_GIVEN INSTRUCTION_: Copy, in full, each line of the material that holds the word "source".

_DATA BLOCK_:
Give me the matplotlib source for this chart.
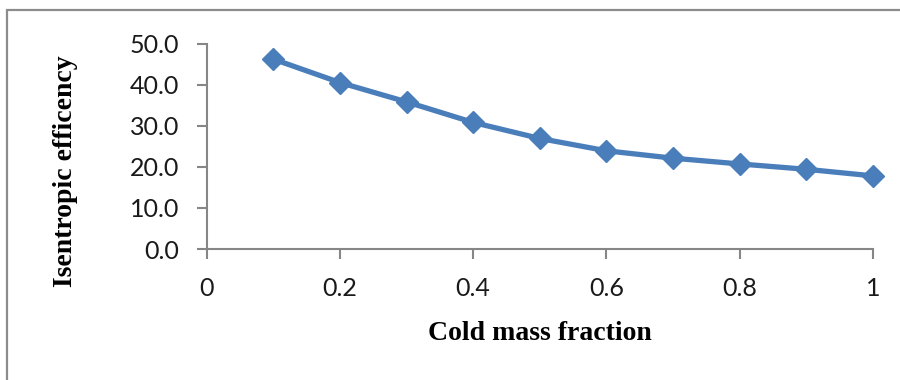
import matplotlib.pyplot as plt
from matplotlib.patches import Rectangle

cold_fraction = [0.1, 0.2, 0.3, 0.4, 0.5, 0.6, 0.7, 0.8, 0.9, 1.0]
efficiency = [46.2, 40.5, 35.8, 30.8, 26.9, 23.9, 22.1, 20.7, 19.4, 17.8]
x_ticks = [0, 0.2, 0.4, 0.6, 0.8, 1]
x_labels = ['0', '0.2', '0.4', '0.6', '0.8', '1']
y_ticks = [0, 10, 20, 30, 40, 50]

fig = plt.figure(figsize=(9, 3.8), dpi=100)
ax = fig.add_axes([0.2297, 0.3447, 0.74, 0.5408])

# chart area border (cut off at the bottom and right like the source)
fig.patches.append(Rectangle((7/900, -0.1), 1.2, 1 - 10/380 + 0.1,
                             transform=fig.transFigure, fill=False,
                             edgecolor='#8c8c8c', linewidth=1.6))

ax.plot(cold_fraction, efficiency, color='#4a7ebb', linewidth=3.8,
        marker='D', markersize=11.5, clip_on=False)

ax.set_xlim(0, 1)
ax.set_ylim(0, 50)
ax.set_xticks(x_ticks)
ax.set_xticklabels(x_labels)
ax.set_yticks(y_ticks)
ax.set_yticklabels([f'{v:.1f}' for v in y_ticks])

for s in ['top', 'right']:
    ax.spines[s].set_visible(False)
for s in ['left', 'bottom']:
    ax.spines[s].set_color('#868686')
    ax.spines[s].set_linewidth(1.5)

ax.tick_params(axis='both', direction='out', length=7, width=1.5,
               color='#868686', labelsize=18, pad=13, labelcolor='#1a1a1a')
for lab in ax.get_xticklabels() + ax.get_yticklabels():
    lab.set_family('Lato')

fig.text(540/900, 1 - 334/380, 'Cold mass fraction', ha='center', va='center',
         family='Liberation Serif', fontweight='bold', fontsize=20)
fig.text(65/900, 1 - 171/380, 'Isentropic efficency', ha='center', va='center',
         rotation=90, family='Liberation Serif', fontweight='bold', fontsize=20)

fig.savefig('out.png', dpi=100)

_COMPLETE ANSWER_:
Give me the matplotlib source for this chart.
# chart area border (cut off at the bottom and right like the source)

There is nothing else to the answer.